« J’ai vu la place. J’ai vu la France. C’était un moment émouvant. C’était le résultat de tous les efforts que j’avais faits depuis 1943 pour rejoindre les Forces françaises libres ». Ainsi Jacques Lewis, âgé de 25 ans le 6 juin 1944, racontait-il le Débarquement de Normandie, qu’il consentait à évoquer, avec une économie de mots, et seulement au soir de sa vie, convaincu de n’avoir accompli que son devoir. Avec sa disparition, à cent cinq ans, la France perd une figure de la Résistance, un héros de son armée, devenu le doyen de l’Institut national des Invalides.
Né le 1er mars 1919 à Caudéran, Jacques Lewis fut d’abord un élève brillant du lycée Jeanson de Sailly puis poursuivit des études de droit à Sciences-Po. La déclaration de guerre précipita le destin du jeune homme de vingt ans. Mobilisé en novembre 1939, il devint élève-officier au camp d’entraînement d’Auvours. Dans la déroute du printemps, il prit part aux combats d’abord près de Fontainebleau puis sur la Loire. Après l’armistice, Jacques Lewis refusa le chemin de la défaite mais souhaita rejoindre les rangs de la France Libre auprès du général de Gaulle. Traversant les Pyrénées à pied, muni seulement d’une boussole, arrêté à son arrivée en Espagne, se faisant passer pour britannique par sa maîtrise de la langue, il parvint à s’extraire de la prison de Pampelune, monta à bord d’un cargo libérien et entama la traversée de l’Atlantique sous les bombardements allemands.
A Londres, le 21 juillet 1943, Jacques Lewis signa son engagement dans les Forces françaises libres. Parce qu’il parlait l’anglais, et qu’il était un sous-officier de valeur, il fut repéré par le lieutenant-colonel Claude Hettier de Boislambert qui le recommanda pour la mission de liaison militaire. Jacques Lewis servit comme liaison avec la 182e brigade d’infanterie britannique, puis auprès du SHAEF, le commandement central des forces expéditionnaires alliées à Londres. Dans la perspective du débarquement de 1944, il fut enfin placé parmi les rangs de la deuxième division blindée américaine du général Patton, division appelée selon ce dernier à devenir « l’enfer sur roues » pour les Allemands, et auprès du major général Hamon, avec qui Jacques Lewis demeura ami sa vie durant.

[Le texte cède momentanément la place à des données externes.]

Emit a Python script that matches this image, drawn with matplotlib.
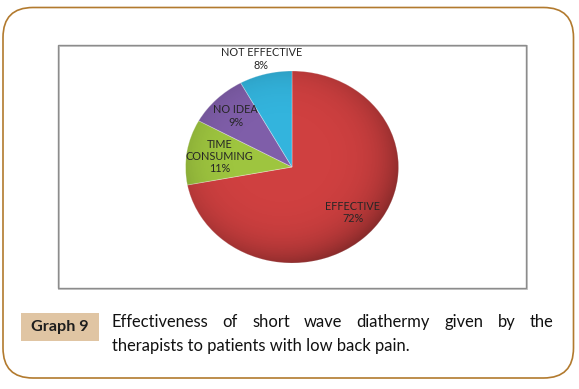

Prenant part aux combats sur l’île de Wight, Jacques Lewis apprit le 4 juin 1944 que sa division devrait débarquer sur la plage nommée « Utah » lors du Débarquement. Ses qualités d’interprète le prédisposaient aux missions de reconnaissance. Une fois posé le pied sur le sol de la patrie, il parcourut les marais autour de Carentan et demanda aux habitants de cartographier les lieux, avant l’assaut, de nuit, dans un mouvement de marée, et en pleine lune, qu’il guida. La ville normande fut prise au bout de six jours de combats acharnés.
Jacques Lewis participa ensuite à la rupture de la ligne Saint-Lô, à la bataille de Normandie pendant l’été, et poursuivit, à travers les Ardennes, jusqu’en Allemagne, toujours aux côtés de ses frères d’armes de la division américaine. Lors de la dernière année de la guerre, il joua un rôle déterminant pour aider au rapatriement des prisonniers. De retour à la vie civile, il mena une brillante carrière dans les laboratoires du Docteur Payot.

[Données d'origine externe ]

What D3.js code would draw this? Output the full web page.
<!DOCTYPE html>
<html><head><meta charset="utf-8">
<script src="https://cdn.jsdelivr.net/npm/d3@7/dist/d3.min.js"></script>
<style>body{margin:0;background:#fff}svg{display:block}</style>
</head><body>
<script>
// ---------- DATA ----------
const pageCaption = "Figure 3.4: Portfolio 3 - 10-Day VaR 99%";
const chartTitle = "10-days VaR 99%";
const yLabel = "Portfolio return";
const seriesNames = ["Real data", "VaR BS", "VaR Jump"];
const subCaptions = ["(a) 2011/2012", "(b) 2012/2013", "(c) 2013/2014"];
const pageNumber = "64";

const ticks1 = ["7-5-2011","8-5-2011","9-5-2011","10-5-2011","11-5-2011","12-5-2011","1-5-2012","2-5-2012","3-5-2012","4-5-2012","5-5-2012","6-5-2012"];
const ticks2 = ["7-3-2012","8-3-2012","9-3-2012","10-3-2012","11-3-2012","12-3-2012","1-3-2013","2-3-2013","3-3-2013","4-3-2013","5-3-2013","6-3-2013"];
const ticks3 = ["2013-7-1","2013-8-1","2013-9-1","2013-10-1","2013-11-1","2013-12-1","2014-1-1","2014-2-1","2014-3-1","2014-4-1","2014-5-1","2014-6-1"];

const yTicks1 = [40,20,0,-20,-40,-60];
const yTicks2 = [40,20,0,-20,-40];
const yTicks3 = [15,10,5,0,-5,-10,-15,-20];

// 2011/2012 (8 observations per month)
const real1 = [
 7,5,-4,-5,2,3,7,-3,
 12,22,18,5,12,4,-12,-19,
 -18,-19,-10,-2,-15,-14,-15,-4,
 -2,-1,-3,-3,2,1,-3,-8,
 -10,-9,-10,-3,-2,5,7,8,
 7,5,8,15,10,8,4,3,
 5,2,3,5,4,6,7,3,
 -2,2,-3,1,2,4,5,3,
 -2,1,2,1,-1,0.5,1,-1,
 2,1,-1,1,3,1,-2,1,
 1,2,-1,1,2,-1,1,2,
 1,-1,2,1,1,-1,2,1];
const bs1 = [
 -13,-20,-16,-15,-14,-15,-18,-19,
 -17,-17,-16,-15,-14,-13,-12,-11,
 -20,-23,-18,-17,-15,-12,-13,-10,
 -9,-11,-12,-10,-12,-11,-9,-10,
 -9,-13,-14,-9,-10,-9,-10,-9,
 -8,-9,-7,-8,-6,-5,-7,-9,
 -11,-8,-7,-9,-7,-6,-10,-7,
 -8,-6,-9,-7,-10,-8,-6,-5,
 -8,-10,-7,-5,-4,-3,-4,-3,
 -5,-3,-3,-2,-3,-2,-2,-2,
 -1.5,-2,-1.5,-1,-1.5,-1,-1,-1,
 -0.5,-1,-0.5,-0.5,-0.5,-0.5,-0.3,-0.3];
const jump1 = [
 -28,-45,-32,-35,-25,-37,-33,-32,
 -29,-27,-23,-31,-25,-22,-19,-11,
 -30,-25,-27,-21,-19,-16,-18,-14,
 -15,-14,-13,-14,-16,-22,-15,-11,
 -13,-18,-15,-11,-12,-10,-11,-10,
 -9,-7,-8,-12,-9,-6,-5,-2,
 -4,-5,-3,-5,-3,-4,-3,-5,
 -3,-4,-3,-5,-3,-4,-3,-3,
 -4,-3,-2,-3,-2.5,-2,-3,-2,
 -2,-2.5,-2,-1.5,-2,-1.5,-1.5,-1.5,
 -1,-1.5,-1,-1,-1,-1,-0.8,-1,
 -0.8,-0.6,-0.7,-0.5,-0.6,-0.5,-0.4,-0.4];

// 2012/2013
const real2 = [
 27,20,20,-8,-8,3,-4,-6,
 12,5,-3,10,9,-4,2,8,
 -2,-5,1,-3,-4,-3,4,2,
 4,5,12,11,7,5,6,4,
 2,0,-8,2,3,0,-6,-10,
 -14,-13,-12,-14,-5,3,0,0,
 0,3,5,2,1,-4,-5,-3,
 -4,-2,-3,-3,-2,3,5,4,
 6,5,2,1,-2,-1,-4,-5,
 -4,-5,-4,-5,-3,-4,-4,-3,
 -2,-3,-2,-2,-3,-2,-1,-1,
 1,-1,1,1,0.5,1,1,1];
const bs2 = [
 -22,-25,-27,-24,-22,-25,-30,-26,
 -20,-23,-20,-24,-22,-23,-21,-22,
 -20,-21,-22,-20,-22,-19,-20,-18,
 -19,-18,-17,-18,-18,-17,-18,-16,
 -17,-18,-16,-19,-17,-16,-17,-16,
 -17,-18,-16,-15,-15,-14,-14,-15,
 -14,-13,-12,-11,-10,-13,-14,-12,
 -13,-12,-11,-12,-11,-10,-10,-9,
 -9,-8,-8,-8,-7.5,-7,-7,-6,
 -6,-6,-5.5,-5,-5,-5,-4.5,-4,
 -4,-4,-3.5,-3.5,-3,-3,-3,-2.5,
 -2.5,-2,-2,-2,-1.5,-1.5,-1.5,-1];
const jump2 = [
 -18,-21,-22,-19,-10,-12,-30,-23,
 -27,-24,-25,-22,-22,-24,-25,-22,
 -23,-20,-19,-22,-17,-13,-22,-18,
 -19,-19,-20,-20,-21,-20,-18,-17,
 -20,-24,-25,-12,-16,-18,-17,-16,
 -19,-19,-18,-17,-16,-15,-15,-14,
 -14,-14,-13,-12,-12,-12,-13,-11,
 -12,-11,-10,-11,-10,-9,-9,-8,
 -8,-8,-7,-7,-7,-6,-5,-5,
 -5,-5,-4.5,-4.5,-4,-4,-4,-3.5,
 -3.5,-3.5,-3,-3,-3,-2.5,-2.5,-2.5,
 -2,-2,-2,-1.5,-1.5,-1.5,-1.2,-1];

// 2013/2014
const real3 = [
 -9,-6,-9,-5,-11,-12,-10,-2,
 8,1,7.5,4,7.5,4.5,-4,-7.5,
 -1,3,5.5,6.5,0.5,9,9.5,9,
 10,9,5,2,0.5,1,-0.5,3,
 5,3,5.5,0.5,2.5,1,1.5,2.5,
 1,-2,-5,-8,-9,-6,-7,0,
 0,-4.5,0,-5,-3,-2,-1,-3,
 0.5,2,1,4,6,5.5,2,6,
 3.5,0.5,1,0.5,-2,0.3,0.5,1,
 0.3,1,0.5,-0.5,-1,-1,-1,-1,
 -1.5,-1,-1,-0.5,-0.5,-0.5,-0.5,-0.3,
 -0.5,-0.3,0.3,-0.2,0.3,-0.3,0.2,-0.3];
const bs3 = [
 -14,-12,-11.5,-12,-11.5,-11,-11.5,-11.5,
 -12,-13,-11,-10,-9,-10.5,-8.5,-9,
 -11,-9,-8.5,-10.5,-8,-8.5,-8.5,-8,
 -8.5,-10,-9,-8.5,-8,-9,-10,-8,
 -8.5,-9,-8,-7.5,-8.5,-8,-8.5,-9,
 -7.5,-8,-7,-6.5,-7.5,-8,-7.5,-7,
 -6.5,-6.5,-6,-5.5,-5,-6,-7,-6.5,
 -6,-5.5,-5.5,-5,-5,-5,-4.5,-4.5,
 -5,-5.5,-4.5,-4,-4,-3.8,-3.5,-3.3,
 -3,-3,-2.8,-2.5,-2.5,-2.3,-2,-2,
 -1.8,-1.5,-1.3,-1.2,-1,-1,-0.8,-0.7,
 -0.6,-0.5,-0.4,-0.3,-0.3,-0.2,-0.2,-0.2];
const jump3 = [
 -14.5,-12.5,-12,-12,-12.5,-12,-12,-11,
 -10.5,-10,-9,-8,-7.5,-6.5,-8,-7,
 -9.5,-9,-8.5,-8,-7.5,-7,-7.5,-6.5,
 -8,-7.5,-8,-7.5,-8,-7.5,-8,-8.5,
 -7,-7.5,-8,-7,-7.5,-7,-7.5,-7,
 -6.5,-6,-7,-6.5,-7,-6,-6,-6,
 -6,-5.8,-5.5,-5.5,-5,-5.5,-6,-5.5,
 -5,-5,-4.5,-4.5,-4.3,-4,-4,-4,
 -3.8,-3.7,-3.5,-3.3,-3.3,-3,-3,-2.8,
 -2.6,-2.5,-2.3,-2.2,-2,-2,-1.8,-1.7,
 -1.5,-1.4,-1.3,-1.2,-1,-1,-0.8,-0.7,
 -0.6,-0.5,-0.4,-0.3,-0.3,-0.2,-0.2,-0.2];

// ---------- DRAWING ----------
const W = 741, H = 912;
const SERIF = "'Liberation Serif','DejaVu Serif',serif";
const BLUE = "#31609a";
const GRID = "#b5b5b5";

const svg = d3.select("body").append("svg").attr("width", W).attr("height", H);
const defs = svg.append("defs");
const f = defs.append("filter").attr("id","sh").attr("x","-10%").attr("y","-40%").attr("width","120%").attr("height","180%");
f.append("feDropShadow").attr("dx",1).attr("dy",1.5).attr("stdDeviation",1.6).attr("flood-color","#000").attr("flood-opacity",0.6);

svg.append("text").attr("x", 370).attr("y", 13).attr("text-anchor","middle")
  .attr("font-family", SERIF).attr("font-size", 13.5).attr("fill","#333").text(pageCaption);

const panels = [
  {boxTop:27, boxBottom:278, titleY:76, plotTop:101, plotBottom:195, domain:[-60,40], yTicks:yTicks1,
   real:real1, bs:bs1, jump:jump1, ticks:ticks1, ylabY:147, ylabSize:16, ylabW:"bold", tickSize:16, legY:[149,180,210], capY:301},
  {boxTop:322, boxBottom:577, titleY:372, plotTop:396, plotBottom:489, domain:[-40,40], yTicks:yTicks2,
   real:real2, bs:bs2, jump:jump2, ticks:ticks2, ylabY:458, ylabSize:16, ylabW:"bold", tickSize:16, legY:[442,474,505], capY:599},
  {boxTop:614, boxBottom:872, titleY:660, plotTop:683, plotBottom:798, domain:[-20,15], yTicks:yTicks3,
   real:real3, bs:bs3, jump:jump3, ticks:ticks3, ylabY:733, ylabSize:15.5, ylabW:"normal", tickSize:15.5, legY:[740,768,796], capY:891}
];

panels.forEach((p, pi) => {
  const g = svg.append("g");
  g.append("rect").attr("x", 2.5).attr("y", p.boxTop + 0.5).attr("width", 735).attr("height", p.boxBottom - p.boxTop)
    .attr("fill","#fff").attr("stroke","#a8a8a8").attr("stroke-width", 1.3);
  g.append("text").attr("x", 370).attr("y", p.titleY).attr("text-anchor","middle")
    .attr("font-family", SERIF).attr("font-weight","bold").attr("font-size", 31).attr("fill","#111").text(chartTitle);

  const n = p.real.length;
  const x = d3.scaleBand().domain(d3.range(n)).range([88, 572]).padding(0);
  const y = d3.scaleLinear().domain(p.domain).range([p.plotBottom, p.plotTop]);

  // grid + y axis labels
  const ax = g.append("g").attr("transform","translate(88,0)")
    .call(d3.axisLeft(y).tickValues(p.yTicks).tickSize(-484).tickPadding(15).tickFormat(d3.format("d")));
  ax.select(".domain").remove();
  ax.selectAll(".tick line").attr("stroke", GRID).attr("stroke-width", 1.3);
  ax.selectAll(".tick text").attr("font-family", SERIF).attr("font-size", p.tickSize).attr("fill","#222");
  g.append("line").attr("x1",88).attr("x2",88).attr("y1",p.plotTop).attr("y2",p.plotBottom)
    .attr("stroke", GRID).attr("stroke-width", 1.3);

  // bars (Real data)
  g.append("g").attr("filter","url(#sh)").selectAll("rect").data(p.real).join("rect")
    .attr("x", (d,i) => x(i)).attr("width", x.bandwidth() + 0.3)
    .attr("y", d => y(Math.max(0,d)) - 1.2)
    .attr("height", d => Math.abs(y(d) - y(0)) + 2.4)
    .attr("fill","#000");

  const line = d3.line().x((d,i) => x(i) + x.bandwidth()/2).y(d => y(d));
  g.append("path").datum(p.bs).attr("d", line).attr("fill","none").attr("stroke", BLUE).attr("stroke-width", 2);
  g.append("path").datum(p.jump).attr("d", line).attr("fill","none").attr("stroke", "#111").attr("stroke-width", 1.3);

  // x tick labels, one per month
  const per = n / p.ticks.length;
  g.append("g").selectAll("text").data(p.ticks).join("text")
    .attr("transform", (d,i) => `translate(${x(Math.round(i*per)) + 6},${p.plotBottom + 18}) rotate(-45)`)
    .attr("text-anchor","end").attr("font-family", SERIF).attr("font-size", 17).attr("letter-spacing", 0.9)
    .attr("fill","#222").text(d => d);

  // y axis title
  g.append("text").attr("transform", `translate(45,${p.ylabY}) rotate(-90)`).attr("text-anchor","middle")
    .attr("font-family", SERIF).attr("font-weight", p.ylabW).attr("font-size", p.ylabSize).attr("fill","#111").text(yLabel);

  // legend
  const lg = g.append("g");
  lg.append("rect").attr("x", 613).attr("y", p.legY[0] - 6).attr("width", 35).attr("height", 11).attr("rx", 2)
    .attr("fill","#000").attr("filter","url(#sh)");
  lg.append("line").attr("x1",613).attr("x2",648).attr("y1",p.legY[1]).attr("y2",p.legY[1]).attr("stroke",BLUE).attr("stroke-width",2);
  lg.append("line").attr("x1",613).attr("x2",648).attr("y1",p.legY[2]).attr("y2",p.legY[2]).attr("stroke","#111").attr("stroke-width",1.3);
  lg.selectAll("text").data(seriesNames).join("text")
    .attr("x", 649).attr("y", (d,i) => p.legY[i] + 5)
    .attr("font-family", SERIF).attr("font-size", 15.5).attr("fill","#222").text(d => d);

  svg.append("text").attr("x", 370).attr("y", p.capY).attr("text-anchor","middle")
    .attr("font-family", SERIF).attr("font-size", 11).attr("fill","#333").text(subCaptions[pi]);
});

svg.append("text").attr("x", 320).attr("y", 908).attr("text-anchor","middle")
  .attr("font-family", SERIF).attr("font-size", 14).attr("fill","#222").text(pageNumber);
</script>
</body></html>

Passeur de mémoire, la haute silhouette au regard clair de Jacques Lewis était là, pour la commémoration des 75 ans du Débarquement, en 2019, aux côtés d’un autre héros français du jour le plus long, Léon Gautier. Parce qu’il s’était lié indéfectiblement aux Etats-Unis d’Amérique, au long des nuits et des combats, dans les barges du débarquement ou sur les chemins de Belgique, Jacques Lewis était là, aussi, au mois de juin dernier, sous l’Arc de Triomphe, pour accueillir le Président BIDEN.

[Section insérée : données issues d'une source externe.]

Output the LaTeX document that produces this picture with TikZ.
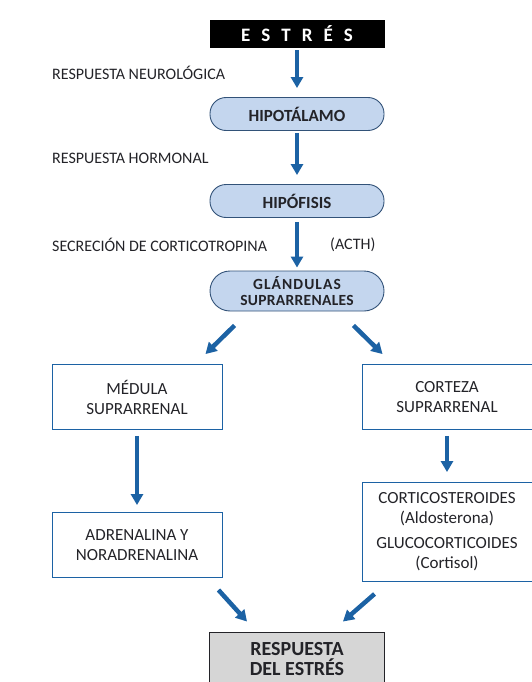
\documentclass[tikz,border=0pt]{standalone}
\usepackage{fontspec}
\setmainfont{Carlito}
\usetikzlibrary{arrows.meta,positioning}
\definecolor{azul}{RGB}{28,98,164}
\definecolor{celeste}{RGB}{196,214,238}
\definecolor{borde}{RGB}{50,82,120}
\definecolor{gris}{RGB}{214,214,214}
\definecolor{texto}{RGB}{35,35,40}
\tikzset{
  flecha/.style={draw=azul,line width=4.5pt,-{Triangle[width=12pt,length=11pt]}},
  etiqueta/.style={anchor=west,inner sep=0pt,text=texto,font=\fontsize{16}{16}\selectfont},
  ovalo/.style={draw=borde,fill=celeste,line width=0.9pt,rounded corners=16pt,minimum width=174pt,minimum height=33pt,align=center,text=texto,font=\bfseries\fontsize{17}{14}\selectfont},
  caja/.style={draw=azul,line width=0.9pt,minimum width=170pt,minimum height=65pt,align=center,text=texto,font=\fontsize{17}{20}\selectfont}
}
\begin{document}
\begin{tikzpicture}[x=1pt,y=-1pt]
\useasboundingbox (0,0) rectangle (532,682);
% cadena central
\node[fill=black,text=white,minimum width=175pt,minimum height=28pt,font=\bfseries\fontsize{19}{19}\selectfont] (estres) at (297,34)
  {E\hspace{11pt}S\hspace{11pt}T\hspace{11pt}R\hspace{11pt}É\hspace{11pt}S};
\node[ovalo] (hipotalamo) at (297,114) {HIPOTÁLAMO};
\node[ovalo] (hipofisis) at (297,201) {HIPÓFISIS};
\node[ovalo,rounded corners=20pt,minimum height=40pt,inner sep=1pt,font=\bfseries\fontsize{15.5}{16.5}\selectfont] (glandulas) at (297,291)
  {{\addfontfeature{LetterSpace=7}GLÁNDULAS}\\{\addfontfeature{LetterSpace=2}SUPRARRENALES}};
\node[etiqueta] (neuro) at (52,73) {RESPUESTA NEUROLÓGICA};
\node[etiqueta] (hormonal) at (52,158) {RESPUESTA HORMONAL};
\node[etiqueta] (secrecion) at (52,245) {SECRECIÓN DE CORTICOTROPINA};
\node[etiqueta] (acth) at (330,245) {(ACTH)};
\draw[flecha,shorten <=2pt,shorten >=9pt] (estres) -- (hipotalamo);
\draw[flecha,shorten <=2pt,shorten >=9pt] (hipotalamo) -- (hipofisis);
\draw[flecha,shorten <=4pt,shorten >=3pt] (hipofisis) -- (glandulas);
% ramas
\node[caja] (medula) at (137,397) {MÉDULA\\SUPRARRENAL};
\node[caja] (corteza) at (447,397) {CORTEZA\\SUPRARRENAL};
\node[caja] (adrenalina) at (137,545) {ADRENALINA Y\\NORADRENALINA};
\node[caja,minimum height=99pt] (cortico) at (447,532)
  {CORTICOSTEROIDES\\(Aldosterona)\\[5pt]GLUCOCORTICOIDES\\(Cortisol)};
\node[draw=texto,fill=gris,line width=0.9pt,minimum width=175pt,minimum height=60pt,align=center,text=texto,font=\bfseries\fontsize{20}{20}\selectfont,text depth=6pt] (respuesta) at (297,662) {RESPUESTA\\DEL ESTRÉS};
\draw[flecha] ([shift={(25,14)}]glandulas.south west) -- ([shift={(-17,-10)}]medula.north east);
\draw[flecha] ([shift={(-31,14)}]glandulas.south east) -- ([shift={(21,-10)}]corteza.north west);
\draw[flecha,shorten <=6pt,shorten >=7pt] (medula) -- (adrenalina);
\draw[flecha,shorten <=6pt,shorten >=10pt] (corteza) -- (cortico);
\draw[flecha] ([shift={(-4,12)}]adrenalina.south east) -- ([shift={(38,-10)}]respuesta.north west);
\draw[flecha] ([shift={(13,12)}]cortico.south west) -- ([shift={(-42,-10)}]respuesta.north east);
\end{tikzpicture}
\end{document}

Le Président de la République et son épouse saluent la figure d’un destin français pétri de courage et d’audace, qui préféra risquer sa vie plutôt que son honneur, et permit à la Nation de retrouver sa liberté. Ils adressent à sa famille, à ses proches, au personnel de l’Institut National des Invalides leurs condoléances émues.